A man who showed great remorse in Masterton District Court yesterday received a heavily discounted sentence for assaulting his partner while she held their child.
Cullam Brooks appeared in Masterton District Court yesterday, having pleaded guilty to assaulting with intent to injure, impeding breathing, two counts of assault with intent to injure, and two counts of contravening a protection order.
A protection order had been issued in September last year to protect the victim – Brooks’ previous partner, with whom he shares a young son – from Brooks.
Earlier this year, he breached this order and got into an argument with the victim during which he followed her around, pushed her to the ground, and threatened to kill her.
At a later time, and breaching another protection order, Judge Barbara Morris said the children had been put to bed when the victim considered calling the police for violent behaviour.
“You grabbed her, flipped her on her back, straddled her, and started to strangle her.”
Morris said there is research showing that those who are prepared to strangle are those who appear prominently in cases where people die.
On another occasion referenced by Morris, after finding out the victim had dialled the police for help, Brooks assaulted her while she was holding their child.
“You punched her in the face while she was holding your child. She had bruising on her throat and neck.
“You assaulted her a number of times, pushed into a couch where she cut her leg.
“Indicating what you were capable of, you grabbed her throat for a second before punching her twice while she was holding the young child.”
Brooks’ parents sat in the gallery as support for their son while he stood in the dock.
Defence counsel Mike Kilbride said that while the victim did not deserve what happened to her, the relationship between her and the defendant was “fraught and damaged”.
In making a case for a home detention sentence, Kilbride said Brooks felt huge remorse for his actions and wanted to put his hand up for change.
“He does feel shame for his various part in it, and he knows it was wrong and inexcusable,” Kilbride said.
“He knows he can’t have his son seeing that kind of behaviour, it’s not the kind of parent he wants to be.

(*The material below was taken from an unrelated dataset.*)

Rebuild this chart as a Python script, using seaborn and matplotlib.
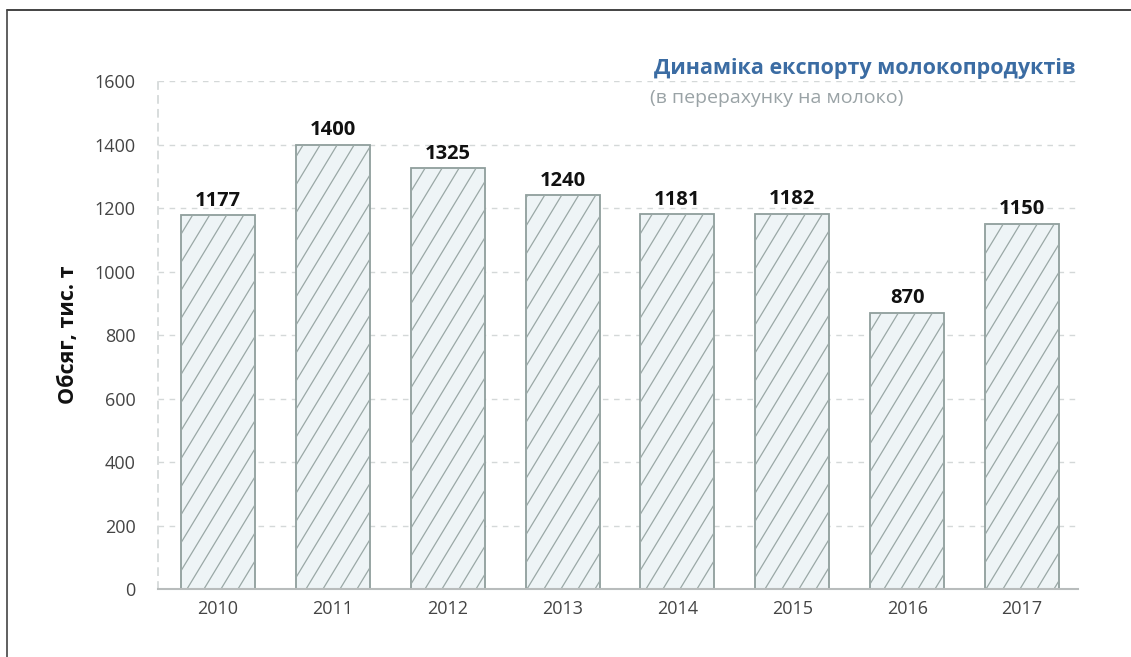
import matplotlib
matplotlib.use("Agg")
import matplotlib.pyplot as plt
import seaborn as sns
import pandas as pd
import numpy as np
from matplotlib.lines import Line2D
from matplotlib.collections import LineCollection
from matplotlib.transforms import IdentityTransform

years = ["2010", "2011", "2012", "2013", "2014", "2015", "2016", "2017"]
values = [1177, 1400, 1325, 1240, 1181, 1182, 870, 1150]
yticks = [0, 200, 400, 600, 800, 1000, 1200, 1400, 1600]
title = "Динаміка експорту молокопродуктів"
subtitle = "(в перерахунку на молоко)"
ylabel = "Обсяг, тис. т"

sns.set_theme(style="white")
plt.rcParams['font.family'] = ['Open Sans', 'DejaVu Sans']

df = pd.DataFrame({"year": years, "value": values})

fig = plt.figure(figsize=(11.31, 6.57), dpi=100)
ax = fig.add_axes([0.1397, 0.1035, 0.8134, 0.7732])

sns.barplot(data=df, x="year", y="value", ax=ax, color="#eef4f6",
            width=0.644, edgecolor="#8f9e9c", linewidth=1.3, saturation=1)

ax.set_ylim(0, 1600)
ax.set_xlim(-0.522, 7.487)
ax.set_yticks(yticks)
ax.set_yticklabels([str(t) for t in yticks])
ax.yaxis.grid(True, linestyle=(0, (4, 4)), color="#d4d8d8", linewidth=1)
ax.set_axisbelow(True)
for s in ["top", "right"]:
    ax.spines[s].set_visible(False)
ax.spines["left"].set_color("#d4d8d8")
ax.spines["left"].set_linestyle((0, (4, 4)))
ax.spines["bottom"].set_color("#b8bcbc")
ax.spines["bottom"].set_linewidth(1.5)
ax.tick_params(axis="both", length=0, labelsize=13, colors="#444444")
ax.tick_params(axis="x", pad=8)
ax.tick_params(axis="y", pad=16)
ax.set_xlabel("")
ax.set_ylabel(ylabel, fontsize=15.5, fontweight="bold", color="#111111", labelpad=11)

for i, v in enumerate(values):
    ax.text(i, v + 14, str(v), ha="center", va="bottom", fontsize=14.5,
            fontweight="bold", color="#111111")

# custom steep hatch (styling only), clipped to each bar
fig.canvas.draw()
spacing = 17.0
slope = 1.65
for p in list(ax.patches):
    bb = p.get_window_extent()
    h = bb.y1 - bb.y0
    run = h / slope
    start = np.floor((bb.x0 - run) / spacing) * spacing
    xs = np.arange(start, bb.x1 + spacing, spacing)
    segs = [[(x, bb.y0), (x + run, bb.y1)] for x in xs]
    lc = LineCollection(segs, colors="#9aa8a6", linewidths=0.9,
                        transform=IdentityTransform(), zorder=p.get_zorder() + 0.05)
    ax.add_collection(lc, autolim=False)
    lc.set_clip_path(p)

fig.text(0.9505, 0.896, title, ha="right", va="center", fontsize=15.5,
         fontweight="bold", color="#3b6ca3")
fig.text(0.5745, 0.851, subtitle, ha="left", va="center", fontsize=14,
         color="#9aa3a6")

fig.add_artist(Line2D([0.006, 1.0], [0.985, 0.985], color="#222222", linewidth=1.2,
                      transform=fig.transFigure))
fig.add_artist(Line2D([0.006, 0.006], [0.0, 0.985], color="#444444", linewidth=1.2,
                      transform=fig.transFigure))

fig.savefig("out.png", dpi=100)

“He never wants to put his partner or a future partner through this, and for that he needs help.”
Initially, Morris was unconvinced that Brooks’ actions warranted a significant sentence reduction, as the starting point for his convictions was a nearly three-year jail sentence.
“In dealing with someone who chooses to strangle, that hails so much significance,” Morris said.
“It’s curious that you’re in the position you are, as you don’t have a history of drug, alcohol, or damage, which means you don’t have an excuse.”
Brooks had spent the past 201 days in custody at Remutaka Prison, something Kilbride described as terrifying.
“He’s not going to be afforded an opportunity to improve in a custodial setting,” Kilbride said.
Morris heard from Brooks’ family, who described his situation as shocking.
“I know there’s no excuse for what he’s done, but for the last six months he’s changed for the better, and he regrets what’s happened,” a family member said.
A tearful Brooks also spoke and said he agreed with his lawyer.
“Prison is horrible,” Brooks said.
“I’m very remorseful for what’s happened, it’s not a good place, and I don’t want to go back there.”
After this, Morris referred to the victim impact statement.
“You were manipulative, controlling and violent. Prior to this, she didn’t have depression and anxiety but now she does,” Morris said.
“But you’re fortunate that she wishes you to be able to carry on and be a good father. She says you are a good father to your son.”
Morris also referred to Brooks’ time spent in custody at Remutaka Prison, describing the jail experience as inhumane.
“It’s an awful time, particularly in Remutaka,” Morris said.
“They have inadequate staffing and what many would describe as inhumane 20, 30-hour lockdowns; inhumane for you and for the police officers who are trying to run the prison.”
Taking the above into account, along with Brooks’ remorse, guilty plea, and willingness to take part in restorative justice and counselling, Morris sentenced Brooks to home detention for eight months, subject to detention conditions.